JACKSONVILLE, Fla. -- Ross Minor is a sophomore at the University of North Florida. He lives his life in complete darkness.
"My dad, I guess, couldn't handle not being with my mom and my brother and me. So, when we were sleeping he came in and shot me in the head and then shot my brother Ryan in his sleep and then committed suicide," Minor said.
While he was sleeping in his Charlotte, North Carolina home, his father came in and shot him and his brother. Since that day in 2006, Ross has had to relearn how to do everything.
His parents were getting a divorce. His brother Ryan died. Ross was left with no vision in his right eye, and he had to get a prosthetic left eye. Ross says because it happened to him as a child, it was easier for him to deal with.
"The possibility of me not achieving things wasn't even there because of my childlike optimism. Ever since I was 8, I just held onto it from there," Minor said.
The public schools in Charlotte didn't have the resources he needed to be successful like braille books and support. In 2011, Ross and his mom moved to St. Augustine so he could attend the Florida School for the Deaf and the Blind. It was there he fell in love in the pool.
"My mom swam, my aunt Susie swam, my cousin swam. So, I come from a family of swimmers. In middle school, I was wanting to do a sport, because I had just transferred to FSDB down in St. Augustine. And, my mom suggested swimming," Minor said.
He swam in meets against sighted kids and he won. Now, as a student at UNF, he's still swimming, and he wants to be a paralympic athlete.
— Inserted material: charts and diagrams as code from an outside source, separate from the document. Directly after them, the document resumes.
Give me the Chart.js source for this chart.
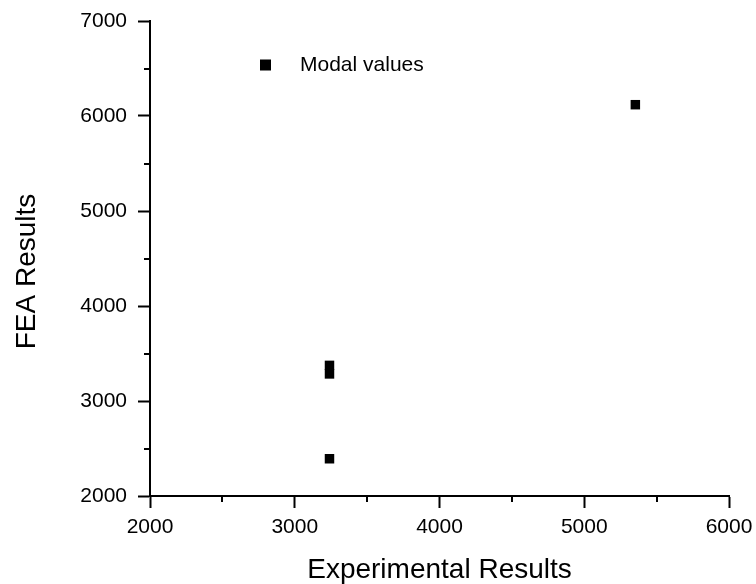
<!DOCTYPE html>
<html>
<head>
<meta charset="utf-8">
<script src="https://cdn.jsdelivr.net/npm/chart.js@4"></script>
<style>
  html, body { margin: 0; padding: 0; background: #fff; }
  #wrap { width: 756px; height: 584px; position: relative; }
</style>
</head>
<body>
<div id="wrap"><canvas id="c" width="756" height="584"></canvas></div>
<script>
// ---- data ----
const seriesLabel = 'Modal values';
const experimental = [3240, 3240, 3240, 5353];
const fea = [2392, 3285, 3375, 6119];
const xTitle = 'Experimental Results';
const yTitle = 'FEA Results';
const xMin = 2000, xMax = 6000, xStep = 1000;
const yMin = 2000, yMax = 7000, yStep = 1000;
const xMinorTicks = [2500, 3500, 4500, 5500];
const yMinorTicks = [2500, 3500, 4500, 5500, 6500];

const points = experimental.map((x, i) => ({ x: x, y: fea[i] }));
const FONT = "'Liberation Sans', Arial, sans-serif";

const extrasPlugin = {
  id: 'extras',
  afterDraw(chart) {
    const ctx = chart.ctx;
    const xs = chart.scales.x, ys = chart.scales.y;
    const ca = chart.chartArea;
    ctx.save();
    ctx.strokeStyle = '#000';
    ctx.lineWidth = 2;
    // minor ticks
    xMinorTicks.forEach(v => {
      const px = Math.round(xs.getPixelForValue(v));
      ctx.beginPath();
      ctx.moveTo(px, ca.bottom);
      ctx.lineTo(px, ca.bottom + 6);
      ctx.stroke();
    });
    yMinorTicks.forEach(v => {
      const py = Math.round(ys.getPixelForValue(v));
      ctx.beginPath();
      ctx.moveTo(ca.left - 6, py);
      ctx.lineTo(ca.left, py);
      ctx.stroke();
    });
    // y axis title
    ctx.fillStyle = '#000';
    ctx.font = '28px ' + FONT;
    ctx.textAlign = 'center';
    ctx.textBaseline = 'middle';
    ctx.translate(27, (ca.top + ca.bottom) / 2 + 13);
    ctx.rotate(-Math.PI / 2);
    ctx.fillText(yTitle, 0, 0);
    ctx.restore();
    // legend
    ctx.save();
    const ds = chart.data.datasets[0];
    ctx.fillStyle = '#000';
    ctx.fillRect(260, 59.5, 11, 11);
    ctx.font = '21px ' + FONT;
    ctx.textAlign = 'left';
    ctx.textBaseline = 'middle';
    ctx.fillText(ds.label, 300, 65.5);
    ctx.restore();
  }
};

new Chart(document.getElementById('c'), {
  type: 'scatter',
  data: {
    datasets: [{
      label: seriesLabel,
      data: points,
      pointStyle: 'rect',
      pointRadius: 6.7,
      pointHoverRadius: 6.7,
      backgroundColor: '#000',
      borderColor: '#000',
      borderWidth: 0
    }]
  },
  options: {
    responsive: false,
    animation: false,
    events: [],
    layout: { padding: { top: 21, right: 27, left: 0, bottom: 0 } },
    plugins: {
      legend: { display: false },
      tooltip: { enabled: false }
    },
    scales: {
      x: {
        type: 'linear',
        min: xMin, max: xMax,
        ticks: {
          stepSize: xStep,
          color: '#000',
          padding: 7,
          maxRotation: 0,
          font: { family: FONT, size: 21 },
          callback: v => String(v)
        },
        grid: { drawOnChartArea: false, tickLength: 12, tickWidth: 2, tickColor: '#000' },
        border: { display: true, color: '#000', width: 2 },
        title: {
          display: true, text: xTitle, color: '#000',
          font: { family: FONT, size: 28, lineHeight: 1 },
          padding: { top: 0, bottom: 0 }
        },
        afterFit(scale) { scale.height = 88; scale.paddingRight = 0; scale.paddingLeft = 0; }
      },
      y: {
        type: 'linear',
        min: yMin, max: yMax,
        ticks: {
          stepSize: yStep,
          color: '#000',
          padding: 11,
          font: { family: FONT, size: 21 },
          callback: v => String(v)
        },
        grid: { drawOnChartArea: false, tickLength: 12, tickWidth: 2, tickColor: '#000' },
        border: { display: true, color: '#000', width: 2 },
        afterFit(scale) { scale.width = 150; scale.paddingTop = 0; scale.paddingBottom = 0; }
      }
    }
  },
  plugins: [extrasPlugin]
});
</script>
</body>
</html>
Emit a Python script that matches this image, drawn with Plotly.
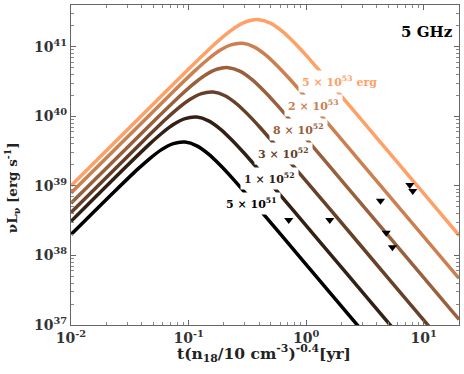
import numpy as np
import plotly.graph_objects as go

# light curves at 5 GHz (log10 t [yr], log10 nuL_nu [erg/s])
labels = ["5 × 10<sup>51</sup>", "1 × 10<sup>52</sup>", "3 × 10<sup>52</sup>",
          "8 × 10<sup>52</sup>", "2 × 10<sup>53</sup>", "5 × 10<sup>53</sup> erg"]

logt_5e51 = [-2.0, -1.63, -1.43, -1.33, -1.23, -1.13, -1.03, -0.93, -0.83, -0.73, -0.63, -0.43, -0.03, 0.47, 0.6]
logL_5e51 = [38.30, 38.919, 39.244, 39.393, 39.521, 39.607, 39.629, 39.575, 39.457, 39.297, 39.116, 38.727, 37.93, 36.93, 36.67]

logt_1e52 = [-2.0, -1.53, -1.33, -1.23, -1.13, -1.03, -0.93, -0.83, -0.73, -0.63, -0.53, -0.33, 0.07, 0.57, 1.3]
logL_1e52 = [38.49, 39.279, 39.604, 39.753, 39.881, 39.967, 39.989, 39.935, 39.817, 39.657, 39.476, 39.087, 38.29, 37.29, 35.83]

logt_3e52 = [-2.0, -1.39, -1.19, -1.09, -0.99, -0.89, -0.79, -0.69, -0.59, -0.49, -0.39, -0.19, 0.21, 0.71, 1.3]
logL_3e52 = [38.617, 39.639, 39.964, 40.113, 40.241, 40.327, 40.349, 40.295, 40.177, 40.017, 39.836, 39.447, 38.65, 37.65, 36.47]

logt_8e52 = [-2.0, -1.26, -1.06, -0.96, -0.86, -0.76, -0.66, -0.56, -0.46, -0.36, -0.26, -0.06, 0.34, 0.84, 1.3]
logL_8e52 = [38.749, 39.989, 40.314, 40.463, 40.591, 40.677, 40.699, 40.645, 40.527, 40.367, 40.186, 39.797, 39.0, 38.0, 37.08]

logt_2e53 = [-2.0, -1.14, -0.94, -0.84, -0.74, -0.64, -0.54, -0.44, -0.34, -0.24, -0.14, 0.06, 0.46, 0.96, 1.3]
logL_2e53 = [38.897, 40.339, 40.664, 40.813, 40.941, 41.027, 41.049, 40.995, 40.877, 40.717, 40.536, 40.147, 39.35, 38.35, 37.67]

logt_5e53 = [-2.0, -1.0, -0.8, -0.7, -0.6, -0.5, -0.4, -0.3, -0.2, -0.1, 0.0, 0.2, 0.6, 1.1, 1.3]
logL_5e53 = [39.002, 40.679, 41.004, 41.153, 41.281, 41.367, 41.389, 41.335, 41.217, 41.057, 40.876, 40.487, 39.69, 38.69, 38.29]

# upper limits
lim_logt = [-0.148, 0.201, 0.632, 0.681, 0.734, 0.882, 0.907]
lim_logL = [38.509, 38.509, 38.786, 38.326, 38.116, 39.011, 38.925]

x_ticks = [-2, -1, 0, 1]
y_ticks = [37, 38, 39, 40, 41]

colors = ["#000000", "#332014", "#664029", "#99603d", "#cc8051", "#ffa066"]

curves = [(logt_5e51, logL_5e51), (logt_1e52, logL_1e52), (logt_3e52, logL_3e52),
          (logt_8e52, logL_8e52), (logt_2e53, logL_2e53), (logt_5e53, logL_5e53)]

# label positions (x in log t, y in log L)
lab_x = [-0.465, -0.31, -0.19, -0.065, 0.06, 0.28]
lab_y = [38.75, 39.10, 39.46, 39.81, 40.16, 40.50]

SERIF = "DejaVu Serif"

fig = go.Figure()
for (lt, lL), c in zip(curves, colors):
    fig.add_trace(go.Scatter(
        x=10 ** np.array(lt), y=10 ** np.array(lL), mode="lines",
        line=dict(color=c, width=3.5, shape="spline", smoothing=0.8),
        showlegend=False, hoverinfo="skip"))

fig.add_trace(go.Scatter(
    x=10 ** np.array(lim_logt), y=10 ** np.array(lim_logL), mode="markers",
    marker=dict(symbol="triangle-down", color="black", size=8),
    showlegend=False))

for txt, c, lx, ly in zip(labels, colors, lab_x, lab_y):
    fig.add_annotation(x=lx, y=ly, xref="x", yref="y", text="<b>" + txt + "</b>",
                       showarrow=False, bgcolor="white", borderpad=3,
                       font=dict(family=SERIF, size=11, color=c))

fig.add_annotation(x=0.918, y=0.916, xref="paper", yref="paper", text="<b>5 GHz</b>",
                   xanchor="center", yanchor="middle",
                   showarrow=False, font=dict(family=SERIF, size=15, color="black"))

fig.add_annotation(x=-0.15, y=0.43, xref="paper", yref="paper", textangle=-90,
                   xanchor="center", yanchor="middle",
                   text="<b>νL<sub>ν</sub> [erg s<sup>-1</sup>]</b>",
                   showarrow=False, font=dict(family=SERIF, size=13.5, color="#222"))
fig.add_annotation(x=0.498, y=-0.09, xref="paper", yref="paper",
                   xanchor="center", yanchor="middle",
                   text="<b>t(n<sub>18</sub>/10 cm<sup>-3</sup>)<sup>-0.4</sup>[yr]</b>",
                   showarrow=False, font=dict(family=SERIF, size=15.5, color="#222"))

minor_vals = [m * 10.0 ** e for e in range(-3, 43) for m in range(2, 10)]

axis_common = dict(
    type="log", automargin=False,
    ticks="inside", ticklen=5, tickcolor="#666", mirror="allticks",
    showline=True, linecolor="#666", linewidth=1.2, showgrid=False, zeroline=False,
    tickfont=dict(family=SERIF, size=14, color="#333", weight="bold"),
    minor=dict(ticks="inside", ticklen=2.5, tickcolor="#888", showgrid=False,
               tickvals=minor_vals),
)

fig.update_xaxes(range=[-2, 1.3], tickvals=[10.0 ** v for v in x_ticks],
                 ticktext=["10<sup>%d</sup>" % v for v in x_ticks], **axis_common)
fig.update_yaxes(range=[37, 41.6], tickvals=[10.0 ** v for v in y_ticks],
                 ticktext=["10<sup>%d</sup>" % v for v in y_ticks], **axis_common)

fig.update_layout(
    width=464, height=374,
    margin=dict(l=71, r=5, t=5, b=49),
    plot_bgcolor="white", paper_bgcolor="white",
)

fig.write_html("out.html", config={"displayModeBar": False},
               post_script="document.body.style.margin='0';")
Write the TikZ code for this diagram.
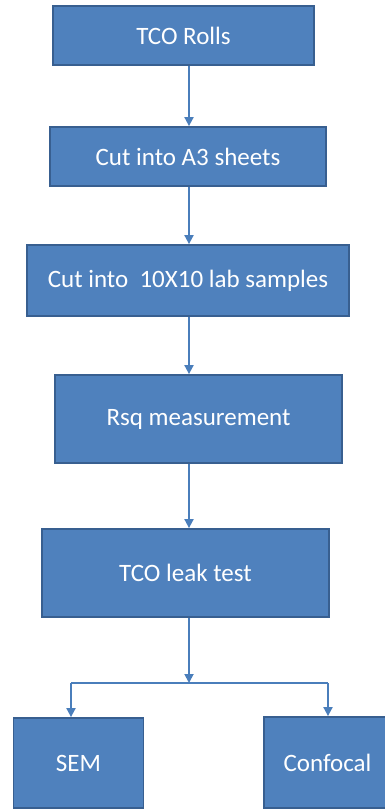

"Water is like my comfort zone. Whether it be a pool, a storm, the ocean, or a hurricane. I just love it all. I get to go in the water and just zone out and forget all of my problems and go out and daydream," Minor said.
But how does he swim if he can't see where he's going?
"It's scary! It's scary swimming in the water going straight for the wall and not knowing if you're going to hit it!" he said.
He relies heavily on his coach, who gives him a tap when he's getting closer to the wall or he needs to flip. His out-of-water training is just as important.
"If I'm doing a streamline wrong, he'll have to guide my arms in the proper form. So, he'll make me get out of the water and move my body in the correct form that I should be in. And stuff like that, so, it's a pretty hands-on experience," Minor said.
In a world, where he relies a lot on his hands, and his guide dog Dixie, he continues to live a full life.
"If I want something, I'm going to work towards it no matter what. So, after I went blind, there were a lot of things, that me, my family, my friends, thought I couldn't do, and I've shown them continuously that I can do," Minor said.
This weekend, he's taking his years of training to a U.S. Paralympic swim meet, hoping to qualify for the 2020 Paralympic Games.
The meet is in Charlotte, North Carolina. He said it would be great to do well in the city where he went blind.